7 Şubat 2011 Pazartesi

Haftasonu Notları...

- İlk olarak Şeytan'ımız Rıdvan Dilmen'e geçmiş olsun dileklerimizi ileterek başlayalım. Keyifli dönülen Manisa deplasmanı akşamında ondan gelen haberle önce üzüldük sonra da durumunun iyi olduğunu öğrenince derin bir oh çektik.

- Manisa deplasmanı demişken oradan devam. Maç için Manisa'ya gidemeyince biz de Manisalı'ya gidelim deyip Or-ka ve eşinin nazik davetini geri çevirmedik. HoAmca, Alkolik, Diego ve ben, eş katılımlarıyla birlikte 10 kişilik mini bir tribün atmosferi yarattık ekran karşısında. Misafirperverliklerinden dolayı Or-ka ve eşine bir kez daha teşekkürler bu vesileyle de.

- Maç öncesi hepimizin ortak görüşü ilk 2 haftada alınan 6 puanın anlamlı hale gelmesi için bu maçtan mutlak galibiyetle tamamlanması yönündeydi.
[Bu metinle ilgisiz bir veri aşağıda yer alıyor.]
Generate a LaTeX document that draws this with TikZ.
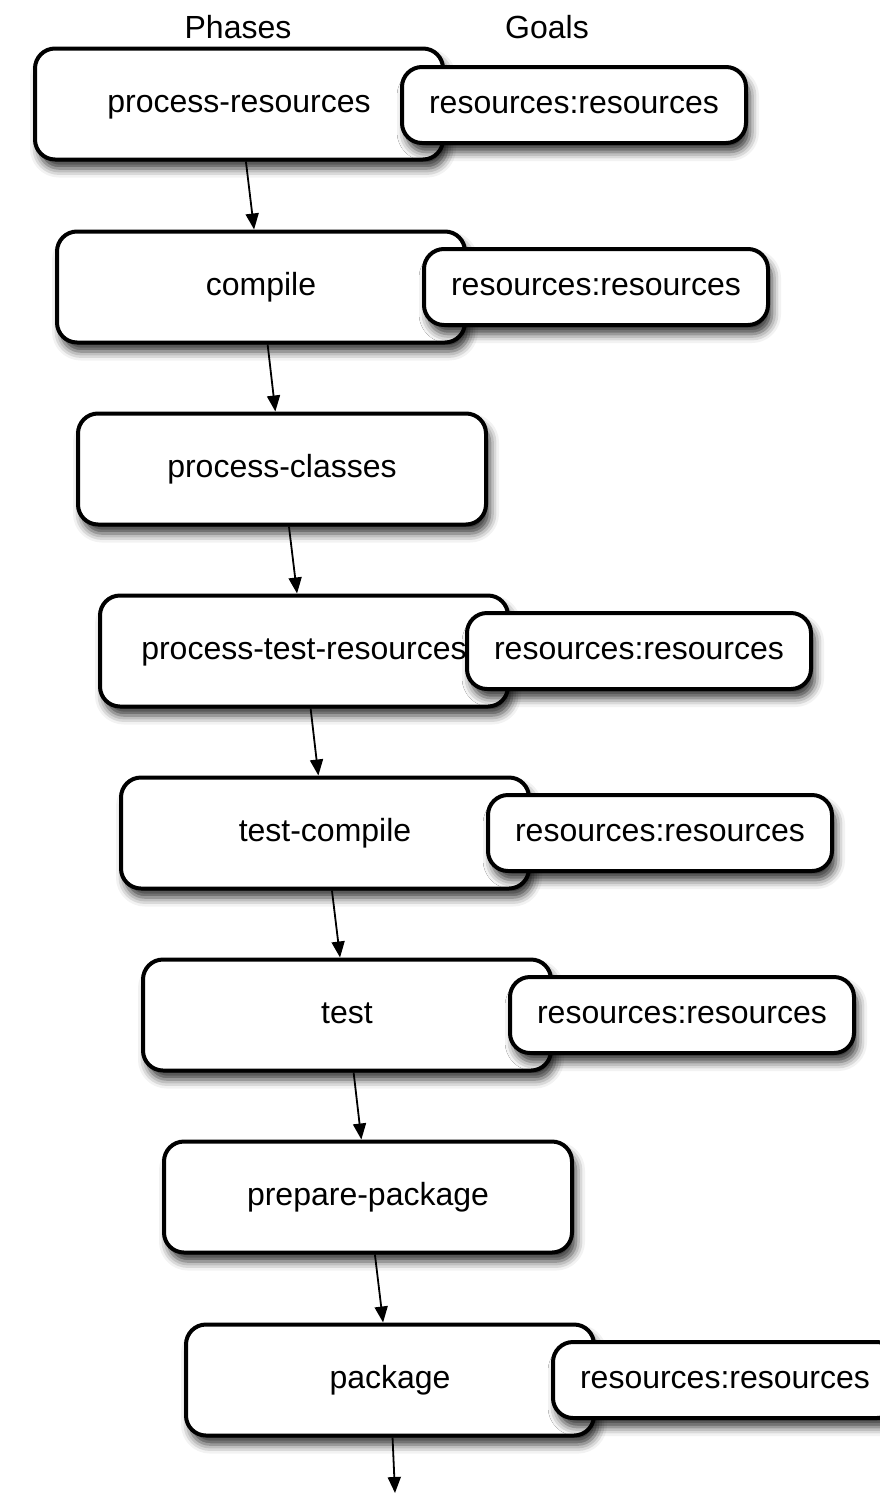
\documentclass[tikz,border=0pt]{standalone}
\usepackage{fontspec}
\setmainfont{Liberation Sans}
\usetikzlibrary{shadows.blur,arrows.meta}
\begin{document}
\begin{tikzpicture}[x=1pt,y=-1pt,
  every node/.style={font=\fontsize{32}{38}\selectfont},
  boxbase/.style={draw=black, line width=4pt, fill=white, rounded corners=20pt, inner sep=0pt,
    text height=16pt, text depth=0pt,
    blur shadow={shadow xshift=4pt, shadow yshift=-9pt, shadow blur radius=9pt, shadow opacity=80}},
  phase/.style={boxbase, minimum width=408pt, minimum height=111pt},
  goal/.style={boxbase, minimum width=344pt, minimum height=76pt},
  flow/.style={line width=1.8pt, -{Triangle[length=16pt,width=13pt]}},
  head/.style={font=\fontsize{32}{38}\selectfont}]
\useasboundingbox (0,0) rectangle (880,1494);
\clip (0,0) rectangle (880,1494);
\node[head] (hp) at (238,27) {Phases};
\node[head] (hg) at (547,27) {Goals};
\node[phase] (p1) at (239,104) {process-resources};
\node[goal] (g1) at (574,105) {resources:resources};
\node[phase] (p2) at (261,287) {compile};
\node[goal] (g2) at (596,287) {resources:resources};
\node[phase] (p3) at (282,469) {process-classes};
\node[phase] (p4) at (304,651) {process-test-resources};
\node[goal] (g4) at (639,651) {resources:resources};
\node[phase] (p5) at (325,833) {test-compile};
\node[goal] (g5) at (660,833) {resources:resources};
\node[phase] (p6) at (347,1015) {test};
\node[goal] (g6) at (682,1015) {resources:resources};
\node[phase] (p7) at (368,1197) {prepare-package};
\node[phase] (p8) at (390,1380) {package};
\node[goal] (g8) at (725,1380) {resources:resources};
\coordinate (end) at (395,1493);
\draw[flow] (p1) -- (p2);
\draw[flow] (p2) -- (p3);
\draw[flow] (p3) -- (p4);
\draw[flow] (p4) -- (p5);
\draw[flow] (p5) -- (p6);
\draw[flow] (p6) -- (p7);
\draw[flow] (p7) -- (p8);
\draw[flow] (p8) -- (end);
\end{tikzpicture}
\end{document}
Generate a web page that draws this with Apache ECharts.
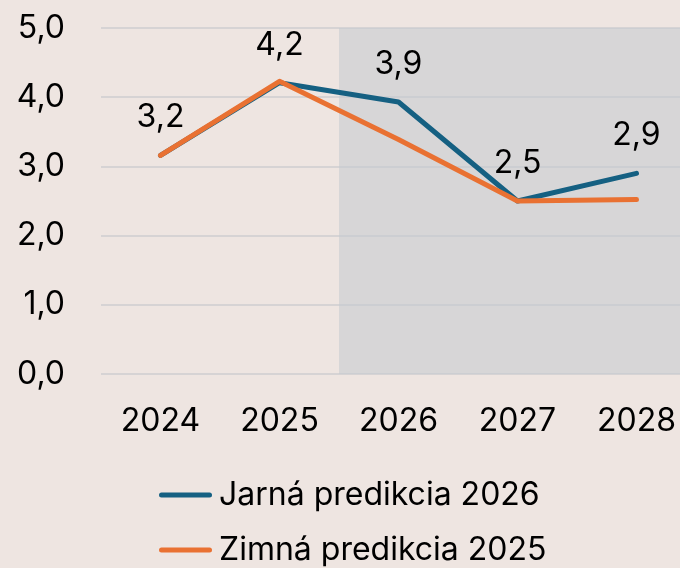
<!DOCTYPE html>
<html>
<head>
<meta charset="utf-8">
<script src="https://cdn.jsdelivr.net/npm/echarts@6/dist/echarts.min.js"></script>
<style>
  html, body { margin: 0; padding: 0; background: #eee5e1; }
  #chart { width: 680px; height: 568px; }
</style>
</head>
<body>
<div id="chart"></div>
<script>
var years = ["2024", "2025", "2026", "2027", "2028"];
var jarna = [3.16, 4.21, 3.93, 2.5, 2.9];
var zimna = [3.16, 4.23, 3.39, 2.5, 2.52];
var yTicks = [0, 1, 2, 3, 4, 5];
// forecast band starts at 2026 (index 2), shaded to the end
var forecastFrom = 2;

var fmt = function (v) {
  return Number(v).toFixed(1).replace(".", ",");
};
var font = "Inter, 'Noto Sans', sans-serif";
var pill = "path://M2.5,0 H50.5 A2.5,2.5 0 0 1 50.5,5 H2.5 A2.5,2.5 0 0 1 2.5,0 Z";

var myChart = echarts.init(document.getElementById("chart"));
var option = {
  animation: false,
  backgroundColor: "#eee5e1",
  textStyle: { fontFamily: font, color: "#000" },
  grid: { left: 101, right: -16, top: 28, bottom: 194, outerBoundsMode: "none" },
  legend: {
    orient: "vertical",
    left: 159,
    top: 476,
    height: 100,
    padding: 0,
    itemWidth: 53,
    itemHeight: 5,
    itemGap: 17,
    icon: pill,
    textStyle: { fontSize: 32, lineHeight: 38, fontFamily: font, color: "#000", padding: [0, 0, 0, 2] },
    data: ["Jarná predikcia 2026", "Zimná predikcia 2025"],
  },
  xAxis: [
    {
      type: "category",
      data: years,
      boundaryGap: true,
      axisLine: { show: false },
      axisTick: { show: false },
      axisLabel: { fontSize: 32, color: "#000", margin: 31, fontFamily: font },
    },
    {
      // helper axis aligned with category bands, only used for the shaded band
      type: "value",
      show: false,
      min: -0.5,
      max: years.length - 0.5,
    },
  ],
  yAxis: {
    type: "value",
    min: yTicks[0],
    max: yTicks[yTicks.length - 1],
    interval: 1,
    axisLine: { show: false },
    axisTick: { show: false },
    splitLine: { lineStyle: { color: "#d6d3d4", width: 2 } },
    axisLabel: {
      fontSize: 32,
      color: "#000",
      margin: 36,
      fontFamily: font,
      formatter: fmt,
    },
  },
  series: [
    {
      name: "band",
      type: "line",
      xAxisIndex: 1,
      data: [],
      silent: true,
      z: 1,
      markArea: {
        silent: true,
        itemStyle: { color: "rgba(196,203,208,0.55)" },
        data: [[{ xAxis: forecastFrom - 0.5 }, { xAxis: years.length - 0.5 }]],
      },
    },
    {
      name: "Jarná predikcia 2026",
      type: "line",
      data: jarna,
      symbol: "circle",
      symbolSize: 1,
      z: 3,
      color: "#156082",
      lineStyle: { width: 5, color: "#156082", cap: "round", join: "round" },
      label: {
        show: true,
        position: "top",
        distance: 21,
        fontSize: 32,
        color: "#000",
        fontFamily: font,
        formatter: function (p) { return fmt(p.value); },
      },
    },
    {
      name: "Zimná predikcia 2025",
      type: "line",
      data: zimna,
      symbol: "none",
      z: 4,
      color: "#e97132",
      lineStyle: { width: 5, color: "#e97132", cap: "round", join: "round" },
    },
  ],
};
myChart.setOption(option);
</script>
</body>
</html>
Yenilen golle yaşanan moral bozukluğu, ardarda gelen gollerle yerini sevince ve gelecek haftalar için de bol bol umuta bıraktı. Ama maç sonrası yine herkesin dillendirdiği bir konu vardı ki o da bu 3 haftada alınan 9 puanın daha da anlamlı hale gelmesi için önce Kayserispor maçının ardından da İnönü deplasmanının kayıpsız atlatılması gerektiği. Hele de ligin 2.yarısına 9 puan farkla önde giren Trabzonspor, Fenerbahçe stresinden kendi kendini yemeye devam ederken, önümüzdeki 2 hafta çok ama çok kritik.
Trabzonspor'un temsili yan aynası

- 14 Şubat'taki Kayserispor maçı öncesinde ise olası bir Kayseri yolculuğu görünüyor ufukta pazar günü. Olası diyorum çünkü yollara düşüp düşmememiz Fenerbahçe erkek basketbol takımının Spor Toto Türkiye Kupası 8'li finallerinde göstereceği performansa bağlı, eğer rakiplerini geçip finale kalırsa takımımız biz de tribündeki yerimizi alacağız. Biletlerimiz cebimizde, gözümüz Fenerbahçe'de.

- Madem konuları bağlaya bağlaya gidiyoruz, öyle de devam edelim. Basketbol dedik; haftasonu TBBL All Star organizasyonu gerçekleştirildi Dünya Şampiyonası sonrasında unutulan Ankara Arena'da. Gidip gitmemek konusunda zaten tereddütlüyken bir de Saras, Ukiç gibi isimlerin olmayacağı açıklanınca en ufak kalkıp gidesim gelmedi kendi adıma. Sonrasında televizyondan ara sıra göz atarken de iyi ki de gitmemişim dedim zira All Star'dan çok Yeteneksizsiniz Türkiye kıvamında bir organizasyondu.

- Organizasyon yalnızca tarih olarak değil saat olarak da yanlıştı. Fenerbahçe, Efes Pilsen, Galatasaray ve Karşıyaka hem ligde hem de Avrupa bu denli sık maç yaparken ve Türkiye Kupası da kapıya dayanmışken hiçbir takım oyuncusunu feda etmek, hiçbir oyuncu da kendini riske etmek istemez. Saat olarak bakıldığında da hem kadın voleybolda Fenerbahçe'nin Galatasaray'la oynadığı derbiyle hem de futbolda Trabzonspor'un Antalya maçıyla çakışan All Star bir de Melih Gümüşbıçak'ın saçmalamalarıyla iyice çekilmez bir hal aldı. Benim açımdan organizasyondaki tek sevindirici olay ise Ömer Onan'ın 3 sayı yarışmasını kazanması oldu.
- All Star'la çakışan Fenerbahçe - Galatasaray kadın voleybol derbisinde ise 3-0'lık skorla gülen taraf bir defa daha kızlarımız oldu. Final 4 öncesinde hafta içi maç yapmamayı fırsat olarak görüp yükleme antremanları yapan takımımız özellikle set başlarında zorlandıysa da maçı set vermeden kazanmasını bildi. Bir de rica da bulunalım yeri gelmişken, evet bu tatlı mavi formalar çok yakışıyor kızlara ama yine de bir derbi maçında giyilmesi gereken forma her zaman sarı lacivert çubukludur. Daha önce de erkek voleybol takımı da ligin ilk yarısındaki Galatasaray derbisinde benzeri bir hataya düşmüştü. Umarım bundan sonraki karşılaşmalarda taraftarın önem verdiği bu konuya dikkat edilir.